▶ [Exercise description] Copy out the lines that include the word "with".

▶ [Given information]
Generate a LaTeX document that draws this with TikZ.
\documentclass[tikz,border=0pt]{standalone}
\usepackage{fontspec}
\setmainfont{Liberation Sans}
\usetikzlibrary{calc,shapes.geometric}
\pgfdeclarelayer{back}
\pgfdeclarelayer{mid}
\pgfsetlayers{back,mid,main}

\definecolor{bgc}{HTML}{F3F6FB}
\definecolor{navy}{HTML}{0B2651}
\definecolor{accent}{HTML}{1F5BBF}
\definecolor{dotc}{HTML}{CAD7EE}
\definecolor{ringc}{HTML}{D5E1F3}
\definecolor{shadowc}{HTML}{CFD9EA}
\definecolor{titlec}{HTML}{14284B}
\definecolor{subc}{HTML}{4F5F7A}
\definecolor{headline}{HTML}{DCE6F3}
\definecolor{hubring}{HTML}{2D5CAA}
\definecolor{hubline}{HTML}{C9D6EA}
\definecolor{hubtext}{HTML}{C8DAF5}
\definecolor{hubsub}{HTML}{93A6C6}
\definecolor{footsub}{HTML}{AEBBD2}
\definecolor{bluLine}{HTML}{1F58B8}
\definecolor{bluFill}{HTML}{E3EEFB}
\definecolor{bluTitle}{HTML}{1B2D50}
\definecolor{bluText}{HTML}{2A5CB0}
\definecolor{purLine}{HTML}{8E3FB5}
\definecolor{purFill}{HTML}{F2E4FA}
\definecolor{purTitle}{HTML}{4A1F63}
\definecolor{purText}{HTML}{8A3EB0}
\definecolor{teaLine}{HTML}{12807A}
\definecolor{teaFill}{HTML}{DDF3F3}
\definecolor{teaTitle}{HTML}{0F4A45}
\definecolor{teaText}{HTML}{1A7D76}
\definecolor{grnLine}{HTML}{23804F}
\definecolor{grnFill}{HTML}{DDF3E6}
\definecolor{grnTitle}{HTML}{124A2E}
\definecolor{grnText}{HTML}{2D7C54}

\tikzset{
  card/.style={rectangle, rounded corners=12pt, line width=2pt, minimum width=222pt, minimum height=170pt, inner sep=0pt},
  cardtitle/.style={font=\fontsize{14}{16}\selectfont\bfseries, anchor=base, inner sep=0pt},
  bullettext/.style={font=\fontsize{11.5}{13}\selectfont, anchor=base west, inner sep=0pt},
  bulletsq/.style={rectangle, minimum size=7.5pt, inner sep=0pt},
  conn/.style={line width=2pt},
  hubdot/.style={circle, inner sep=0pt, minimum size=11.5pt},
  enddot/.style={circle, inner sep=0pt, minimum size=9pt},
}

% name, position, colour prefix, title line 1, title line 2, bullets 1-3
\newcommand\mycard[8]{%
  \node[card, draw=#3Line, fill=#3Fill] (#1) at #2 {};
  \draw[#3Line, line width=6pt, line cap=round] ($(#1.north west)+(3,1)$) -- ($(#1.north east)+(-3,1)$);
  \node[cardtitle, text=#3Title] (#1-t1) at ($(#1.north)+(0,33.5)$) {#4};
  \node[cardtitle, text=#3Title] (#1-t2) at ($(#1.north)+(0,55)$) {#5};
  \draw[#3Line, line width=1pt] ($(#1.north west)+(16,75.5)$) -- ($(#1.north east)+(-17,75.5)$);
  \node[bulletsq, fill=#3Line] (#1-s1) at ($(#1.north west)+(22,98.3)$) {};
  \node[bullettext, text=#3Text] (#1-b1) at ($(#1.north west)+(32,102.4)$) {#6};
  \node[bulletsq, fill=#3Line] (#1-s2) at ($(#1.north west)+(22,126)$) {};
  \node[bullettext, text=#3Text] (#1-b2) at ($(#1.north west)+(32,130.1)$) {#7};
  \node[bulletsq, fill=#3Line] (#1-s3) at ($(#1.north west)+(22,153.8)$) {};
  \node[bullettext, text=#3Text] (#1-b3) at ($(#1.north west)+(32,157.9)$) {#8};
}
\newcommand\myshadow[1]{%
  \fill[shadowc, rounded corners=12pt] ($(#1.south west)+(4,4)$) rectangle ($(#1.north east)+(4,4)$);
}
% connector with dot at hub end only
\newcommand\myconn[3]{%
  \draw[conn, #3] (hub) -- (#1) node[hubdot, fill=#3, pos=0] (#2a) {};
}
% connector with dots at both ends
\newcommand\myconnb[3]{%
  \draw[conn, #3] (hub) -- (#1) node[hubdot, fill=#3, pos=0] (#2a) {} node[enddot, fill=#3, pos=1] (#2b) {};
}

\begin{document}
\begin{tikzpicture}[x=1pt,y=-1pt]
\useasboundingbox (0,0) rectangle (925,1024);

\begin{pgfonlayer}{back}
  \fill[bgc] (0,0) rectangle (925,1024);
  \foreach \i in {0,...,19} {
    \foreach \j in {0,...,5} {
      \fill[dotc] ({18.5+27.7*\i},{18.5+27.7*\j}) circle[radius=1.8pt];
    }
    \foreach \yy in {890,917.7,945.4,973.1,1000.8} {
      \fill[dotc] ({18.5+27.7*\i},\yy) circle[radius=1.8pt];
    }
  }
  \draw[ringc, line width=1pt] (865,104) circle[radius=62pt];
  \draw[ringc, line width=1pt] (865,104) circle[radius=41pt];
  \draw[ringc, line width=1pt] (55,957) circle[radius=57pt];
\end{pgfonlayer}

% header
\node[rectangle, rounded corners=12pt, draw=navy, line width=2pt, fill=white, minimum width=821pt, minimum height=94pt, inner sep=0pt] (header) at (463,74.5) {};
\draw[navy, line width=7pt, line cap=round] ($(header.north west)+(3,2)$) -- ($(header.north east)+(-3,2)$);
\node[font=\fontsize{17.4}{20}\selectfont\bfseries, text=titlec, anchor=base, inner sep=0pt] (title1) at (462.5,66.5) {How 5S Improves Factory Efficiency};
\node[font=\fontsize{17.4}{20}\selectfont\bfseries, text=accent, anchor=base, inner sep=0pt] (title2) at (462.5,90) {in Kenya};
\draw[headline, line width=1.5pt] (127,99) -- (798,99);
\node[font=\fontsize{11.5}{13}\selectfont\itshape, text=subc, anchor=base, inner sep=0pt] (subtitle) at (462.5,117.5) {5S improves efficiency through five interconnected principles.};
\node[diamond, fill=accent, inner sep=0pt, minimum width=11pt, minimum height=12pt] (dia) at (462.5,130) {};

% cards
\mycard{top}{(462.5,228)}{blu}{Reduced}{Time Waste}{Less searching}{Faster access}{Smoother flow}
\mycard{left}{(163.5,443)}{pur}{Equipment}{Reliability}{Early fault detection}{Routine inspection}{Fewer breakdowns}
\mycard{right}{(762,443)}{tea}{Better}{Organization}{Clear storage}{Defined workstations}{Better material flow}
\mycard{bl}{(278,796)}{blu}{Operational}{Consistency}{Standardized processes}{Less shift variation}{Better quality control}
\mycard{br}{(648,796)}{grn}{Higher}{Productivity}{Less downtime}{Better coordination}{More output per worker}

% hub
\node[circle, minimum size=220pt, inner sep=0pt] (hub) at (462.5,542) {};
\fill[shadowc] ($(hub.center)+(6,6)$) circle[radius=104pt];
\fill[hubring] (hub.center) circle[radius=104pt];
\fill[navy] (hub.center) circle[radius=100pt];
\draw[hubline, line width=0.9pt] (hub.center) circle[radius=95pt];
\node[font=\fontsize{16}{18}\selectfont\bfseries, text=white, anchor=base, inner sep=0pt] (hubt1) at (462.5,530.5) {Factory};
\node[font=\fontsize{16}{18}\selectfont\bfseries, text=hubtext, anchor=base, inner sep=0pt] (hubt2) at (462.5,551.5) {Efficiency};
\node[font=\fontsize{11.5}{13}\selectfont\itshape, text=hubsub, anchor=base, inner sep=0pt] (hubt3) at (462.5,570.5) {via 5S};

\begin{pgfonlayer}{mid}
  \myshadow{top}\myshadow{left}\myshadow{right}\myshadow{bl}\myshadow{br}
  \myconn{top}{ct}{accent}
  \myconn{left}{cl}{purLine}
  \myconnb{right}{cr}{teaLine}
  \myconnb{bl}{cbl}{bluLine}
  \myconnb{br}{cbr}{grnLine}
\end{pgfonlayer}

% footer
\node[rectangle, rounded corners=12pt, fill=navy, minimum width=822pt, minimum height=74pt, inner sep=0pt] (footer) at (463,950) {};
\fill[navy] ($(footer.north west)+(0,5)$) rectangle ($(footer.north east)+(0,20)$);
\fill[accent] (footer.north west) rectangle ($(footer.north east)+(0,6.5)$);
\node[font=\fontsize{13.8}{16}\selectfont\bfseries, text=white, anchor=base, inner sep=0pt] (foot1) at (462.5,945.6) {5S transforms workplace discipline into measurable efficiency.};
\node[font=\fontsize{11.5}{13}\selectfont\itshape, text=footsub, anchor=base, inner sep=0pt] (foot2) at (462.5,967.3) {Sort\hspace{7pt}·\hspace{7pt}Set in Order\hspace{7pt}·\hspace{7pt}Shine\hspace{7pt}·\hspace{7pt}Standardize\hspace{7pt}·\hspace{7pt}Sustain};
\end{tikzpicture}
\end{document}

▶ [Answer]
Generate a LaTeX document that draws this with TikZ.
% connector with dot at hub end only
% connector with dots at both ends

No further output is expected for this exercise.